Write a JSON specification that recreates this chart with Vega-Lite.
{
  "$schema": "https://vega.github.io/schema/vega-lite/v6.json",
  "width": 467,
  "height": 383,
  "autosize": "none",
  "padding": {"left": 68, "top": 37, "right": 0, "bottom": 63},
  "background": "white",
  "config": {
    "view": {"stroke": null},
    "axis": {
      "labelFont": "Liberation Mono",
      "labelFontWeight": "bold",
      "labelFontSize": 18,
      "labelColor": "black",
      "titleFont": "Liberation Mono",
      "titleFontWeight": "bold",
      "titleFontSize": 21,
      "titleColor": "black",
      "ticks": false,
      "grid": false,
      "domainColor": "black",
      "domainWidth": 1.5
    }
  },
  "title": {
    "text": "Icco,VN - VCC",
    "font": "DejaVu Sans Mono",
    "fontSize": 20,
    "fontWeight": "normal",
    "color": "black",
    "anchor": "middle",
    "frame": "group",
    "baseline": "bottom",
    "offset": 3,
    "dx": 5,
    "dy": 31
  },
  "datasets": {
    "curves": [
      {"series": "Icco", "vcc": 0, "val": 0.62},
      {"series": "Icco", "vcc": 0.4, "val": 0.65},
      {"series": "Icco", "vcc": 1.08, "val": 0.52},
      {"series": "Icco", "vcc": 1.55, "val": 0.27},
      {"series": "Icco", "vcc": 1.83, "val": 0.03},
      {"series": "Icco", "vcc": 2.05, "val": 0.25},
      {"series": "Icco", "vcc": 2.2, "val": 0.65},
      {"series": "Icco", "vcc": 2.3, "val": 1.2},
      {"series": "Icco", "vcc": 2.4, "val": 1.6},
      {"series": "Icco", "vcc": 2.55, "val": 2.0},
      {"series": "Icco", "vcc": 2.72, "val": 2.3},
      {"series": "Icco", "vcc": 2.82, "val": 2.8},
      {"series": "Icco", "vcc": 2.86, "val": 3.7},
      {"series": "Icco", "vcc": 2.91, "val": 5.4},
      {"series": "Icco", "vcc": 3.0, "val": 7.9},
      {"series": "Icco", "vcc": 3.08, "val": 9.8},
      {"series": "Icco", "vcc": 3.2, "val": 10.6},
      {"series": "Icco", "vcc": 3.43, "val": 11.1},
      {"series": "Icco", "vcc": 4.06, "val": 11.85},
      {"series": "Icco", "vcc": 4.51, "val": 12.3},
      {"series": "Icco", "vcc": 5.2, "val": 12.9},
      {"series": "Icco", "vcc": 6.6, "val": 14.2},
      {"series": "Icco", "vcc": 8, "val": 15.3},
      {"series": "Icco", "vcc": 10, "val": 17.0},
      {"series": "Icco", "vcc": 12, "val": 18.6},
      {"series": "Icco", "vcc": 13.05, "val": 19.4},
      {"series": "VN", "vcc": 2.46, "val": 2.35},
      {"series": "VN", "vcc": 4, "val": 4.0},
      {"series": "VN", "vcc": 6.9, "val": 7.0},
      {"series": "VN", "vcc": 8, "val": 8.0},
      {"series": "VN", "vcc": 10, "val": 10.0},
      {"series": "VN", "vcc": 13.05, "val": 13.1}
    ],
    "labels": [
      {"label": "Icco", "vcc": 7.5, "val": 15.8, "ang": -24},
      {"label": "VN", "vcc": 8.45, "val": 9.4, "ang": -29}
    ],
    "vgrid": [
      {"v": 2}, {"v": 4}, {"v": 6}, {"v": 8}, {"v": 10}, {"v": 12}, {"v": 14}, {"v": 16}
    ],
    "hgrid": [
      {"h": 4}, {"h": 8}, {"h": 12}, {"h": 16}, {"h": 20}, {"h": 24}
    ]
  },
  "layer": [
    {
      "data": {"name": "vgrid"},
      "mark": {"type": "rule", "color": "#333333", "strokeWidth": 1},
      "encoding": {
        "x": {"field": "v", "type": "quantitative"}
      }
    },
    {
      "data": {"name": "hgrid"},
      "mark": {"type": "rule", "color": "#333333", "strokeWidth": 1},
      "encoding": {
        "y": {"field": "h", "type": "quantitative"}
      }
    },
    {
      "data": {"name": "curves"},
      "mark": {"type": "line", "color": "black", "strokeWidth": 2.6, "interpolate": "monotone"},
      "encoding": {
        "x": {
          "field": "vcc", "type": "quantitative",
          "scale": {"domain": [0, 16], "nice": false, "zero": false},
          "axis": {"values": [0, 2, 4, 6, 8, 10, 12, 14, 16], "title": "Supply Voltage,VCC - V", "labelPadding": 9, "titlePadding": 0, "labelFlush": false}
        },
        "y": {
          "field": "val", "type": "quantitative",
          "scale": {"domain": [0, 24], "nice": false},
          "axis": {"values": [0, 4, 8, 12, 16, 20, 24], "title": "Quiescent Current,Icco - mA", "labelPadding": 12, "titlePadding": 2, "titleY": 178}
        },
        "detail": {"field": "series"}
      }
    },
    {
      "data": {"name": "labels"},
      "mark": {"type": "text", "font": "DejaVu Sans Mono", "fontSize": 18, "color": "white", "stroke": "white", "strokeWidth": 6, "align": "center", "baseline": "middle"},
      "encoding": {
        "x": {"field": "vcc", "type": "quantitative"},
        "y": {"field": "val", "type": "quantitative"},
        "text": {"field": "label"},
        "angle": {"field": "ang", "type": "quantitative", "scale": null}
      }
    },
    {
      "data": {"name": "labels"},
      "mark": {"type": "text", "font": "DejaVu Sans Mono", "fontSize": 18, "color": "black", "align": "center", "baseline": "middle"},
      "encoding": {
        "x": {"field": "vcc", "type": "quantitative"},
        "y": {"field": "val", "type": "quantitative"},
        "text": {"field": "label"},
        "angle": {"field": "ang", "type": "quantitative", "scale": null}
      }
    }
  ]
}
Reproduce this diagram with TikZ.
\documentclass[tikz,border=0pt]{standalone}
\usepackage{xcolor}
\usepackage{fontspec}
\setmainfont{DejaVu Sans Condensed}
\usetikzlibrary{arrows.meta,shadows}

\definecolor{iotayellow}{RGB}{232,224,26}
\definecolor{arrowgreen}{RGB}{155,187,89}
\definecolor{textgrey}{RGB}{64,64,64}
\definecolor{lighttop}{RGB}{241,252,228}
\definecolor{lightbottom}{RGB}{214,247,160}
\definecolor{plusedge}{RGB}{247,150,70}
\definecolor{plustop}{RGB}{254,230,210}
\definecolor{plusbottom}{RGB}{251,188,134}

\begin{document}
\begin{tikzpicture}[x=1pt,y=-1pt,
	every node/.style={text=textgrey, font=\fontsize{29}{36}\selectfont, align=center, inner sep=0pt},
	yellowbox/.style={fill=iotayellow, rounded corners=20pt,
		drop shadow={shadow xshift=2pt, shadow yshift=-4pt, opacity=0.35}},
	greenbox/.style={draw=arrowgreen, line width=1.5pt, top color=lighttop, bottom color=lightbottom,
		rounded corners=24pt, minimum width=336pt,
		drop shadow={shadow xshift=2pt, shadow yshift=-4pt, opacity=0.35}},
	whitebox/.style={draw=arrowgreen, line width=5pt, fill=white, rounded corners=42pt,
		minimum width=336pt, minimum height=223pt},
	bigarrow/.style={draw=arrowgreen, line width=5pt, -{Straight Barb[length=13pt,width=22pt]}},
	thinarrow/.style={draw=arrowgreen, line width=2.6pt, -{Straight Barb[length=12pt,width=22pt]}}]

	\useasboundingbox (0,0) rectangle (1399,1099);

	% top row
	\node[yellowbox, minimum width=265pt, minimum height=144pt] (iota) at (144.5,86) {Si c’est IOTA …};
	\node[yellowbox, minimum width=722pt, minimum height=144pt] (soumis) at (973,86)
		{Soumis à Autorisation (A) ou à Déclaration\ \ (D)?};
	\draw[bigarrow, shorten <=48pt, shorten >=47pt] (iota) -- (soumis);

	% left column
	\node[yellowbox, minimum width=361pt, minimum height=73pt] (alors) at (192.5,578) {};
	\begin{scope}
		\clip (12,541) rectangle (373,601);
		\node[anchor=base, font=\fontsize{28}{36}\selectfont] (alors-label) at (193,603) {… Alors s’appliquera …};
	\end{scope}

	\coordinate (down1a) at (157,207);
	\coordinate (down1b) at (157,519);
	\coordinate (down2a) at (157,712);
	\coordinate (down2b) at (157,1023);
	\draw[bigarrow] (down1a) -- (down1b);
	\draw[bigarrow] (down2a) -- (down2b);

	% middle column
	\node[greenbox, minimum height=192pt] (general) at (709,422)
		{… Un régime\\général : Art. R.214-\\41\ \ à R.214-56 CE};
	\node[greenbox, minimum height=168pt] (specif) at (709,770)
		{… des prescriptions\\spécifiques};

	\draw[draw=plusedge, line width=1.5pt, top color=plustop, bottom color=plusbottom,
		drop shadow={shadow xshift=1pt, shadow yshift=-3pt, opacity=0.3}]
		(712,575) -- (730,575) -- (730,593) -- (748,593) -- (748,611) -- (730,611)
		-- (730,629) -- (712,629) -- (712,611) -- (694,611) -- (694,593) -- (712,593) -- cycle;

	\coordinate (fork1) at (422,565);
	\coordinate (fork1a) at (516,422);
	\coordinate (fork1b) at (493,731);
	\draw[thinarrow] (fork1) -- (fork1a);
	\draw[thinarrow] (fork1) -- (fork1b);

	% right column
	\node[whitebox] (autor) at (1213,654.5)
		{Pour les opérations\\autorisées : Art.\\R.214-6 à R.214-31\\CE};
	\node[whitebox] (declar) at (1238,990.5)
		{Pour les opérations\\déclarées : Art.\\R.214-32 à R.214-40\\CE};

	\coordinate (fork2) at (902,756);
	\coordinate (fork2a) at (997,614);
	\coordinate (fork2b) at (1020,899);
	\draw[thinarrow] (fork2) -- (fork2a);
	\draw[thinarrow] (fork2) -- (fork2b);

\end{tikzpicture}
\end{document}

----------------

**What to produce:** Your task is to collect every line above that contains the word "this".

**Task solution:**
Write a JSON specification that recreates this chart with Vega-Lite.
Reproduce this diagram with TikZ.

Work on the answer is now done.